Pretty printing (ie producing readable text from the standard)

Now that you define what you mean by the term "pretty printing", I'm afraid I'm confused: do you really mean from the standard, or from a conformant schema?

otherwise why are there title and p elements

But they're only available in a limited set of contexts. See also my comment above again re #41.

rjelliffe commented 2 years ago

@AndrewSales I did not mean to be insulting, so sorry if it came over like that.

"I realise name isn't currently passed through to SVRL as name -- but perhaps some processors do/will do this?"

You have lost me, sorry. Would it help to be more concrete?

Current assertions:

<sch:assert test="x | y" >Should have <sch:name/> element 
                  (near "<sch:value-of select="title"/>")</sch:assert>

Current SVRL example outcomes (implementer decisions):

<svrl-failed:assert...><svrl:text>Should have x element (near "Alphabetics")</svrl:text></svrl:failed-assert>
<svrl-failed:assert...><svrl:text>Should have<svrl:span class="name">x</svrl:name> element</svrl:text>
        (near "<svrl:span class="value-of">Alphabetics</svrl:span>")</svrl:failed-assert>

Current pretty printed example (e.g in bullet list}:

Proposed assertion:

<sch:assert test="x | y" >Should have <sch:name>x  or y<sch:name>  element
        (near "<sch:value-of select="title">current title</sch:value-of")")</sch:assert>

Proposed SVRL outcomes:
no change

Proposed pretty-printed example

What is it that you think downstream processor could be doing?
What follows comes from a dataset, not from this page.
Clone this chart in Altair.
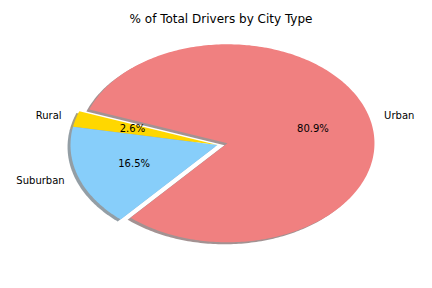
import numpy as np
import pandas as pd
import altair as alt

# ---- data ----
city_types = ["Rural", "Suburban", "Urban"]
driver_pcts = [2.6, 16.5, 80.9]
explode = [0.0, 0.0, 0.07]
start_angle = 160.0
slice_colors = ["#FFD700", "#87CEFA", "#F08080"]  # gold, lightskyblue, lightcoral
title_text = "% of Total Drivers by City Type"

# shadow colour as matplotlib: 0.3 * face rgb, alpha 0.5
def shade(hexc):
    r, g, b = (int(hexc[i:i + 2], 16) for i in (1, 3, 5))
    return "#%02x%02x%02x" % (int(0.3 * r), int(0.3 * g), int(0.3 * b))

shadow_colors = [shade(c) for c in slice_colors]

# ---- build wedge outlines in data units (radius = 1) ----
rows, shadow_rows, label_rows, pct_rows = [], [], [], []
total = sum(driver_pcts)
theta = start_angle
for name, p, e in zip(city_types, driver_pcts, explode):
    span = 360.0 * p / total
    mid = np.radians(theta + span / 2)
    cx, cy = e * np.cos(mid), e * np.sin(mid)
    angs = np.radians(np.linspace(theta, theta + span, int(span) + 3))
    pts = [(cx, cy)] + [(cx + np.cos(a), cy + np.sin(a)) for a in angs] + [(cx, cy)]
    for i, (x, y) in enumerate(pts):
        rows.append(dict(city=name, i=i, x=x, y=y))
        shadow_rows.append(dict(city=name, i=i, x=x - 0.02, y=y - 0.02))
    lx, ly = cx + 1.1 * np.cos(mid), cy + 1.1 * np.sin(mid)
    label_rows.append(dict(city=name, x=lx, y=ly, side="right" if lx > 0 else "left"))
    pct_rows.append(dict(city=name, x=cx + 0.6 * np.cos(mid), y=cy + 0.6 * np.sin(mid),
                         txt="%.1f%%" % p))
    theta += span

wedges = pd.DataFrame(rows)
shadows = pd.DataFrame(shadow_rows)
labels = pd.DataFrame(label_rows)
pcts = pd.DataFrame(pct_rows)

W, H = 432, 288
CX, CY, RX, RY = 217.5, 145.0, 147.0, 99.0
xs = alt.Scale(domain=[-CX / RX, (W - CX) / RX])
ys = alt.Scale(domain=[-(H - CY) / RY, CY / RY])
X = lambda: alt.X("x:Q", scale=xs, axis=None)
Y = lambda: alt.Y("y:Q", scale=ys, axis=None)

shadow_layer = alt.Chart(shadows).mark_line(strokeWidth=0, fillOpacity=0.5).encode(
    x=X(), y=Y(), order="i:Q", detail="city:N",
    fill=alt.Fill("city:N", scale=alt.Scale(domain=city_types, range=shadow_colors), legend=None),
)

wedge_layer = alt.Chart(wedges).mark_line(strokeWidth=0).encode(
    x=X(), y=Y(), order="i:Q", detail="city:N",
    fill=alt.Fill("city:N", scale=alt.Scale(domain=city_types, range=slice_colors), legend=None),
)

font = "DejaVu Sans"
left_labels = alt.Chart(labels).transform_filter(alt.datum.side == "left").mark_text(
    align="right", baseline="middle", font=font, fontSize=10, color="black"
).encode(x=X(), y=Y(), text="city:N")
right_labels = alt.Chart(labels).transform_filter(alt.datum.side == "right").mark_text(
    align="left", baseline="middle", font=font, fontSize=10, color="black"
).encode(x=X(), y=Y(), text="city:N")
pct_labels = alt.Chart(pcts).mark_text(
    align="center", baseline="middle", font=font, fontSize=10, color="black"
).encode(x=X(), y=Y(), text="txt:N")

chart = alt.layer(shadow_layer, wedge_layer, left_labels, right_labels, pct_labels).resolve_scale(
    fill="independent"
).properties(
    width=W, height=H,
    autosize=alt.AutoSizeParams(type="none"),
    padding=0,
    title=alt.TitleParams(title_text, font=font, fontSize=12, fontWeight="normal",
                          color="black", anchor="middle", dx=5, dy=30),
).configure(background="white", view=alt.ViewConfig(stroke=None))

chart.save("out.html", embed_options={"renderer": "svg", "actions": False})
FYI I use the standard as the source of information about SVRL, a copy of the SVRL one is here: https://github.com/Schematron/schema/blob/main/svrl.rnc.

Me too. The document I referenced is a mapping between Schematron and SVRL: it might be useful for a draft of an annex for the standard, if there is demand.

Pretty printing Oops, I meant "from the schema" not "from the standard".

(title and p) are only available in a limited set of contexts

I don't see how your question speaks against my point. (Anyway, that e.g. sch:pattern/sch:p has no equivalent in the SVRL shows that at least sch:p is not intended to be information transfered to the SVRL but meta-text of the schema.)